События 1480 года имели не только то значение, что покончили с зависимостью Великороссии от власти хана и сделали великое княжение всея Руси суверенным-самодержавным, в исконном смысле слова, государством, но и усилили и ускорили ликвидацию удельно-вотчинного дробления власти в пользу государственного единодержавия.
Избавившись от крупной опасности, Иван III не сдержал обещаний, какие дал было братьям497. Только Андрей Большой получил часть Юрьевой отчины – Можайск, но и то в форме великокняжеского пожалования, а не по разделу выморочного удела между братьями распоряжением великой княгини-матери.

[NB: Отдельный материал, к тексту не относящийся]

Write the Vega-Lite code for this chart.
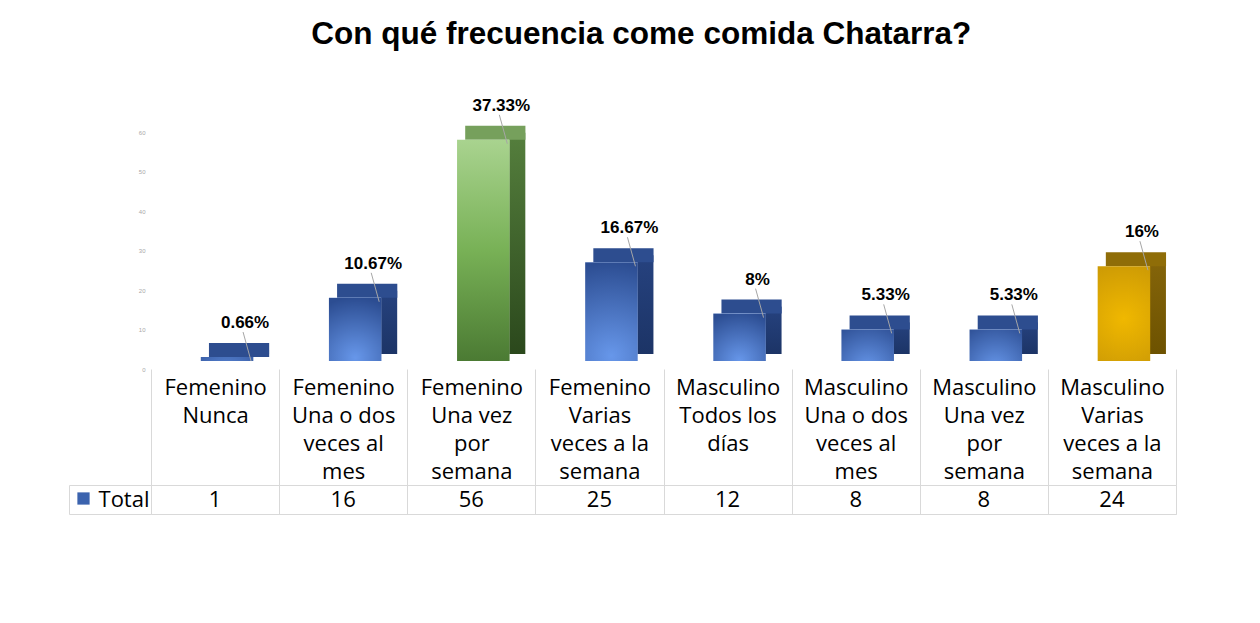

Договоры в. к. Ивана III с братьями, заключенные в 80-х годах, закрепляют то их положение, какое было создано договорами 1473 года и вызвало их на протест498. Решительно противопоставлены уделы князей-братьев владениям великого князя-вотчича «на всех своих великих княжениях». Братья обязуются «блюсти» эти великокняжеские вотчины – не только московско-владимирскую, но и Великий Новгород, и Тверь, и Псков – под великими князьями Иваном Васильевичем и Иваном Ивановичем, и под великой княгиней, и под меньшими детьми в. к. Ивана. Те же договоры закрепляют полное подчинение князей-братьев великому князю в военном деле, на какое будут посланы, и во внешних отношениях, устраняя решение таких дел «по сгадце». Подтверждена и статья 1473 года о сборе дани, назначение которой и тут татарские протори, но ставшие на деле постоянной расходной статьей великокняжеской казны499.
Владение удельными вотчинами становится пережитком умирающей старины. Княжат князья на своих вотчинах в полном подчинении великому князю, в прекарном положении владельцев, над которыми нависла за любое «неисправление» угроза великокняжеской опалы с потерей отчины «за свою вину». Принцип наследственности вотчинных княжений не встречает отрицания, но прочно утвердилось притязание великого князя на выморочные уделы, и в. к. Иван III возведет его своей духовной грамотой в общую норму московского права. О доле в промыслах великого князя не приходится младшим князьям и мечтать; от его владельческой воли зависит дать что-либо, кому заблагорассудит, но не по праву, а по усмотрению – пожалованию.